(begin)

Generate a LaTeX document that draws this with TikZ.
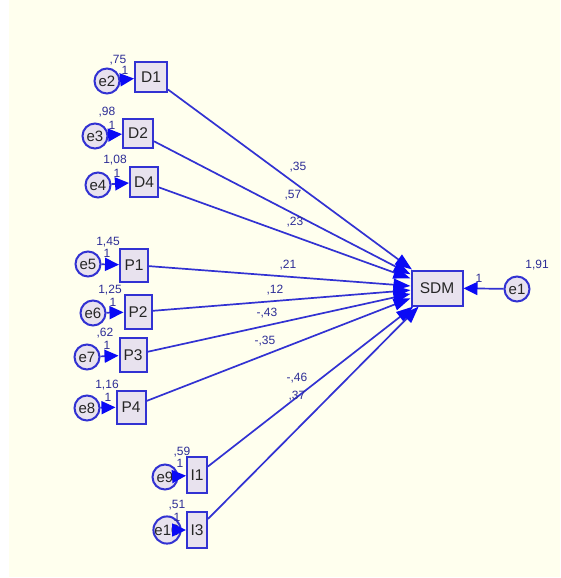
\documentclass[tikz,border=0pt]{standalone}
\usepackage{fontspec}
\setmainfont{Liberation Sans}
\usetikzlibrary{arrows.meta}
\definecolor{bg}{RGB}{255,255,238}
\definecolor{edge}{RGB}{50,50,210}
\definecolor{tip}{RGB}{10,10,245}
\definecolor{boxfill}{RGB}{232,226,238}
\definecolor{numcol}{RGB}{45,45,150}
\tikzset{
  obs/.style={draw=edge, line width=2pt, fill=boxfill, inner sep=0pt,
    font=\fontsize{15.5}{15.5}\selectfont, text=black!85},
  err/.style={circle, draw=edge, line width=2pt, fill=boxfill, inner sep=0pt,
    minimum size=25pt, font=\fontsize{15}{15}\selectfont, text=black!85},
  num/.style={font=\fontsize{12}{12}\selectfont, text=numcol, inner sep=0pt},
  path/.style={draw=edge, line width=1.7pt,
    -{Triangle[length=17pt,width=12pt,fill=tip,color=tip]}},
  epath/.style={draw=edge, line width=1.7pt,
    -{Triangle[length=14pt,width=13pt,fill=tip,color=tip]}}
}
\begin{document}
\begin{tikzpicture}[x=1pt,y=-1pt]
  % canvas
  \fill[white] (0,0) rectangle (560,578);
  \fill[bg] (9,0) rectangle (560,577);
  \useasboundingbox (0,0) rectangle (560,578);

  % observed indicators
  \node[obs, minimum width=32pt, minimum height=29pt] (D1) at (151,77) {D1};
  \node[obs, minimum width=30pt, minimum height=29pt] (D2) at (138,133) {D2};
  \node[obs, minimum width=28pt, minimum height=30pt] (D4) at (144,182) {D4};
  \node[obs, minimum width=28pt, minimum height=33pt] (P1) at (134,265) {P1};
  \node[obs, minimum width=27pt, minimum height=34pt] (P2) at (138,312) {P2};
  \node[obs, minimum width=27pt, minimum height=34pt] (P3) at (133,355) {P3};
  \node[obs, minimum width=29pt, minimum height=33pt] (P4) at (131,407) {P4};
  \node[obs, minimum width=20pt, minimum height=36pt] (I1) at (197,475) {I1};
  \node[obs, minimum width=20pt, minimum height=36pt] (I3) at (197,530) {I3};
  \node[obs, minimum width=51pt, minimum height=35pt] (SDM) at (437,288) {SDM};

  % error terms
  \node[err] (e2) at (107,81) {e2};
  \node[err] (e3) at (95,136) {e3};
  \node[err] (e4) at (98,185) {e4};
  \node[err] (e5) at (88,264) {e5};
  \node[err] (e6) at (93,313) {e6};
  \node[err] (e7) at (87,357) {e7};
  \node[err] (e8) at (87,408) {e8};
  \node[err] (e9) at (165,477) {e9};
  \node[err] (e10) at (167,530) {e10};
  \node[err] (e1) at (517,289) {e1};

  % regression paths into SDM
  \foreach \src in {D1,D2,D4,P1,P2,P3,P4,I1,I3}
    \draw[path] (\src) -- (SDM);

  % error paths
  \foreach \e/\v in {e2/D1,e3/D2,e4/D4,e5/P1,e6/P2,e7/P3,e8/P4,e9/I1,e10/I3,e1/SDM}
    \draw[epath] (\e) -- (\v);

  % variances of the error terms
  \node[num] (v2) at (118,60) {,75};
  \node[num] (v3) at (107,112) {,98};
  \node[num] (v4) at (115,160) {1,08};
  \node[num] (v5) at (108,242) {1,45};
  \node[num] (v6) at (110,290) {1,25};
  \node[num] (v7) at (105,333) {,62};
  \node[num] (v8) at (107,385) {1,16};
  \node[num] (v9) at (182,452) {,59};
  \node[num] (v10) at (177,505) {,51};
  \node[num] (v1) at (537,265) {1,91};

  % fixed error loadings
  \node[num] (f2) at (125,70) {1};
  \node[num] (f3) at (112,125) {1};
  \node[num] (f4) at (117,173) {1};
  \node[num] (f5) at (107,253) {1};
  \node[num] (f6) at (113,302) {1};
  \node[num] (f7) at (107,345) {1};
  \node[num] (f8) at (108,397) {1};
  \node[num] (f9) at (180,463) {1};
  \node[num] (f10) at (177,517) {1};
  \node[num] (f1) at (479,278) {1};

  % path coefficients
  \node[num] (w1) at (298,167) {,35};
  \node[num] (w2) at (293,195) {,57};
  \node[num] (w3) at (295,222) {,23};
  \node[num] (w4) at (288,265) {,21};
  \node[num] (w5) at (275,290) {,12};
  \node[num] (w6) at (267,313) {-,43};
  \node[num] (w7) at (265,341) {-,35};
  \node[num] (w8) at (297,378) {-,46};
  \node[num] (w9) at (297,396) {,37};
\end{tikzpicture}
\end{document}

(end)

• Brief
Write out the listing above again, exactly, but with no pictures in the copy.

• Exercise output
Generate a LaTeX document that draws this with TikZ.
\documentclass[tikz,border=0pt]{standalone}
\usepackage{fontspec}
\setmainfont{Liberation Sans}
\usetikzlibrary{arrows.meta}
\definecolor{bg}{RGB}{255,255,238}
\definecolor{edge}{RGB}{50,50,210}
\definecolor{tip}{RGB}{10,10,245}
\definecolor{boxfill}{RGB}{232,226,238}
\definecolor{numcol}{RGB}{45,45,150}
\tikzset{
  obs/.style={draw=edge, line width=2pt, fill=boxfill, inner sep=0pt,
    font=\fontsize{15.5}{15.5}\selectfont, text=black!85},
  err/.style={circle, draw=edge, line width=2pt, fill=boxfill, inner sep=0pt,
    minimum size=25pt, font=\fontsize{15}{15}\selectfont, text=black!85},
  num/.style={font=\fontsize{12}{12}\selectfont, text=numcol, inner sep=0pt},
  path/.style={draw=edge, line width=1.7pt,
    -{Triangle[length=17pt,width=12pt,fill=tip,color=tip]}},
  epath/.style={draw=edge, line width=1.7pt,
    -{Triangle[length=14pt,width=13pt,fill=tip,color=tip]}}
}
\begin{document}
\begin{tikzpicture}[x=1pt,y=-1pt]
  % canvas
  \fill[white] (0,0) rectangle (560,578);
  \fill[bg] (9,0) rectangle (560,577);
  \useasboundingbox (0,0) rectangle (560,578);

  % observed indicators
  \node[obs, minimum width=32pt, minimum height=29pt] (D1) at (151,77) {D1};
  \node[obs, minimum width=30pt, minimum height=29pt] (D2) at (138,133) {D2};
  \node[obs, minimum width=28pt, minimum height=30pt] (D4) at (144,182) {D4};
  \node[obs, minimum width=28pt, minimum height=33pt] (P1) at (134,265) {P1};
  \node[obs, minimum width=27pt, minimum height=34pt] (P2) at (138,312) {P2};
  \node[obs, minimum width=27pt, minimum height=34pt] (P3) at (133,355) {P3};
  \node[obs, minimum width=29pt, minimum height=33pt] (P4) at (131,407) {P4};
  \node[obs, minimum width=20pt, minimum height=36pt] (I1) at (197,475) {I1};
  \node[obs, minimum width=20pt, minimum height=36pt] (I3) at (197,530) {I3};
  \node[obs, minimum width=51pt, minimum height=35pt] (SDM) at (437,288) {SDM};

  % error terms
  \node[err] (e2) at (107,81) {e2};
  \node[err] (e3) at (95,136) {e3};
  \node[err] (e4) at (98,185) {e4};
  \node[err] (e5) at (88,264) {e5};
  \node[err] (e6) at (93,313) {e6};
  \node[err] (e7) at (87,357) {e7};
  \node[err] (e8) at (87,408) {e8};
  \node[err] (e9) at (165,477) {e9};
  \node[err] (e10) at (167,530) {e10};
  \node[err] (e1) at (517,289) {e1};

  % regression paths into SDM
  \foreach \src in {D1,D2,D4,P1,P2,P3,P4,I1,I3}
    \draw[path] (\src) -- (SDM);

  % error paths
  \foreach \e/\v in {e2/D1,e3/D2,e4/D4,e5/P1,e6/P2,e7/P3,e8/P4,e9/I1,e10/I3,e1/SDM}
    \draw[epath] (\e) -- (\v);

  % variances of the error terms
  \node[num] (v2) at (118,60) {,75};
  \node[num] (v3) at (107,112) {,98};
  \node[num] (v4) at (115,160) {1,08};
  \node[num] (v5) at (108,242) {1,45};
  \node[num] (v6) at (110,290) {1,25};
  \node[num] (v7) at (105,333) {,62};
  \node[num] (v8) at (107,385) {1,16};
  \node[num] (v9) at (182,452) {,59};
  \node[num] (v10) at (177,505) {,51};
  \node[num] (v1) at (537,265) {1,91};

  % fixed error loadings
  \node[num] (f2) at (125,70) {1};
  \node[num] (f3) at (112,125) {1};
  \node[num] (f4) at (117,173) {1};
  \node[num] (f5) at (107,253) {1};
  \node[num] (f6) at (113,302) {1};
  \node[num] (f7) at (107,345) {1};
  \node[num] (f8) at (108,397) {1};
  \node[num] (f9) at (180,463) {1};
  \node[num] (f10) at (177,517) {1};
  \node[num] (f1) at (479,278) {1};

  % path coefficients
  \node[num] (w1) at (298,167) {,35};
  \node[num] (w2) at (293,195) {,57};
  \node[num] (w3) at (295,222) {,23};
  \node[num] (w4) at (288,265) {,21};
  \node[num] (w5) at (275,290) {,12};
  \node[num] (w6) at (267,313) {-,43};
  \node[num] (w7) at (265,341) {-,35};
  \node[num] (w8) at (297,378) {-,46};
  \node[num] (w9) at (297,396) {,37};
\end{tikzpicture}
\end{document}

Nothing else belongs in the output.